FP: What else should our audience know about box spreads or SyntheticFi?
JW: I think one thing we try very hard at every conversation is to extensively disclose the risks. What are the risks? It sounds too good to be true. What’s the catch? That’s what we are asked, like, 10 times a day.
And I would say the biggest quote-unquote catch is that this is still a security-backed loan. It is backed by your clients’ assets. As a result, if the asset falls back too much to a threshold, essentially the margin-call threshold for Schwab, Fidelity and all these other brokers, you can no longer sustain them. So this is a calculated risk that we work with advisors to, very firstly, understand, and second, to work with the client’s risk appetite to determine how much is available for that client.

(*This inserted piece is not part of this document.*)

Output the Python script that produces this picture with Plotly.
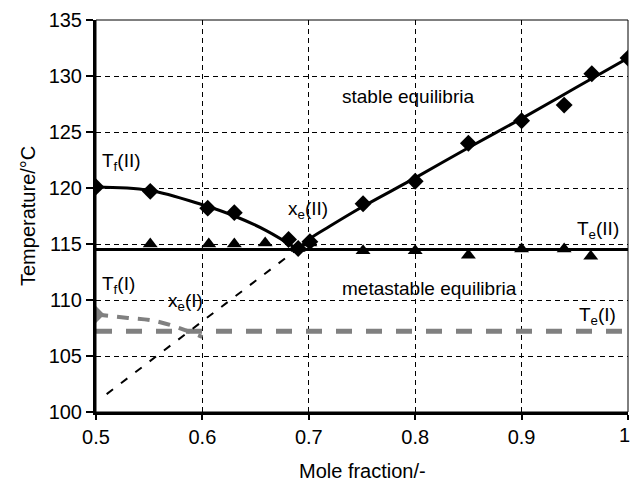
import plotly.graph_objects as go

# Measured data (diamonds: liquidus of form II)
liq2_x = [0.5, 0.551, 0.605, 0.630, 0.681, 0.690, 0.701, 0.751, 0.800, 0.850, 0.900, 0.940, 0.966, 1.0]
liq2_y = [120.1, 119.7, 118.2, 117.8, 115.4, 114.6, 115.2, 118.6, 120.6, 124.0, 126.0, 127.4, 130.2, 131.6]

# Fitted liquidus curves (form II)
fit_left_x = [0.5, 0.55, 0.6, 0.63, 0.66, 0.69]
fit_left_y = [120.1, 119.8, 118.5, 117.5, 116.2, 114.5]
fit_right_x = [0.69, 0.70, 0.72, 0.75, 0.80, 0.85, 0.90, 0.95, 1.0]
fit_right_y = [114.5, 115.4, 116.6, 118.3, 120.9, 123.6, 126.2, 128.9, 131.6]

# Eutectic temperatures (triangles)
eut_x = [0.551, 0.606, 0.630, 0.659, 0.690, 0.701, 0.751, 0.800, 0.850, 0.900, 0.940, 0.965]
eut_y = [115.0, 115.0, 115.0, 115.1, 114.6, 115.1, 114.4, 114.4, 114.0, 114.55, 114.55, 113.9]

Te2 = 114.5
Te1 = 107.2

# Form I liquidus (grey)
liq1_x = [0.5]
liq1_y = [108.7]
fit1_x = [0.5, 0.53, 0.557, 0.587, 0.60]
fit1_y = [108.7, 108.4, 108.1, 107.2, 106.7]

# Metastable extrapolation (black dashed)
meta_x = [0.51, 0.69]
meta_y = [101.6, 114.6]

x_ticks = [0.5, 0.6, 0.7, 0.8, 0.9, 1.0]
x_ticklabels = ["0.5", "0.6", "0.7", "0.8", "0.9", "1"]
y_ticks = [100, 105, 110, 115, 120, 125, 130, 135]
x_title = "Mole fraction/-"
y_title = "Temperature/°C"

FONT = "Liberation Sans, Arial, sans-serif"

fig = go.Figure()

fig.add_trace(go.Scatter(x=[0.5, 1.0], y=[Te1, Te1], mode="lines",
                         line=dict(color="#808080", width=5, dash="16px,14px")))
fig.add_trace(go.Scatter(x=fit1_x, y=fit1_y, mode="lines",
                         line=dict(color="#808080", width=4, dash="12px,9px", shape="spline")))
fig.add_trace(go.Scatter(x=liq1_x, y=liq1_y, mode="markers",
                         marker=dict(symbol="diamond", size=13, color="#808080")))
fig.add_trace(go.Scatter(x=meta_x, y=meta_y, mode="lines",
                         line=dict(color="black", width=2, dash="8px,10px")))
fig.add_trace(go.Scatter(x=[0.5, 1.0], y=[Te2, Te2], mode="lines",
                         line=dict(color="black", width=3)))
fig.add_trace(go.Scatter(x=fit_left_x, y=fit_left_y, mode="lines",
                         line=dict(color="black", width=3, shape="spline")))
fig.add_trace(go.Scatter(x=fit_right_x, y=fit_right_y, mode="lines",
                         line=dict(color="black", width=3, shape="spline")))
fig.add_trace(go.Scatter(x=eut_x, y=eut_y, mode="markers",
                         marker=dict(symbol="triangle-up", size=13, color="black")))
fig.add_trace(go.Scatter(x=liq2_x, y=liq2_y, mode="markers",
                         marker=dict(symbol="diamond", size=13, color="black")))

# thin frame
fig.add_shape(type="rect", xref="paper", yref="paper", x0=0, y0=0, x1=1, y1=1,
              line=dict(color="black", width=1), layer="above")

ann = [
    ("stable equilibria", 0.793, 128.2),
    ("metastable equilibria", 0.813, 111.05),
    ("T<sub>f</sub>(II)", 0.5235, 122.3),
    ("x<sub>e</sub>(II)", 0.699, 118.0),
    ("T<sub>e</sub>(II)", 0.972, 116.25),
    ("T<sub>f</sub>(I)", 0.521, 111.3),
    ("x<sub>e</sub>(I)", 0.584, 109.85),
    ("T<sub>e</sub>(I)", 0.971, 108.57),
]
for t, x, y in ann:
    fig.add_annotation(x=x, y=y, text=t, showarrow=False,
                       font=dict(family=FONT, size=19, color="black"))

# last x tick label sits at the right edge of the page; place it explicitly
fig.add_annotation(x=x_ticks[-1], xref="x", y=0, yref="paper", text=x_ticklabels[-1],
                   showarrow=False, xanchor="center", yanchor="middle",
                   xshift=-4, yshift=-23, font=dict(family=FONT, size=20, color="black"))

# axis titles
fig.add_annotation(x=0.5, xref="paper", y=0, yref="paper", text=x_title,
                   showarrow=False, xanchor="center", yanchor="middle",
                   yshift=-59, font=dict(family=FONT, size=20, color="black"))
fig.add_annotation(x=0, xref="paper", y=0.5, yref="paper", text=y_title,
                   showarrow=False, xanchor="center", yanchor="middle", textangle=-90,
                   xshift=-68, font=dict(family=FONT, size=20, color="black"))

fig.update_layout(
    width=631, height=483,
    margin=dict(l=96, r=3, t=20, b=71, autoexpand=False),
    paper_bgcolor="white", plot_bgcolor="white",
    showlegend=False,
    font=dict(family=FONT, size=20, color="black"),
    xaxis=dict(range=[0.5, 1.0], tickvals=x_ticks,
               ticktext=x_ticklabels[:-1] + [""],
               showline=True, linecolor="black", linewidth=3,
               ticks="outside", ticklen=5, tickwidth=2, tickcolor="black",
               showgrid=True, gridcolor="black", gridwidth=1, griddash="5px,4px",
               zeroline=False, tickfont=dict(size=20), automargin=False),
    yaxis=dict(range=[100, 135], tickvals=y_ticks,
               showline=True, linecolor="black", linewidth=3,
               ticks="outside", ticklen=7, tickwidth=2, tickcolor="black",
               showgrid=True, gridcolor="black", gridwidth=1, griddash="5px,4px",
               zeroline=False, tickfont=dict(size=20), automargin=False),
)

fig.write_html("out.html")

I can give you a general sense here. If you borrow 50% of, usually, a [Regulation T margin] portfolio of stocks and equities, the market can fall by around, like 28.5% without them hitting margin quota and getting into trouble, which is pretty good if you have a pretty stable, traditional 60-40. But obviously for someone who has an immediate portfolio, that’s not that’s not going to fly. So another special we have is, if you borrow 30% of the client’s portfolio, it can fall by around 60% to 65% without being margin-called, and that is a lot safer for a lot of people, like, just mentally, a lot safer. And for the broad index to fall down that much, we haven’t seen it since the 1930s, so just like, mentally, that feels a lot safer to our clients, and that’s sometimes what we recommend.
This is just something we have to work through based on the particular client’s scenario, their risk appetite and what their portfolio looks like. And that is something we really want advisors to know is, this is not just like a one-off relationship. This is a partnership that we continuously iterate and work with their client scenarios and work with particular cash-flow demands that they have to construct the best kind of planning or best tool they can use for borrowing.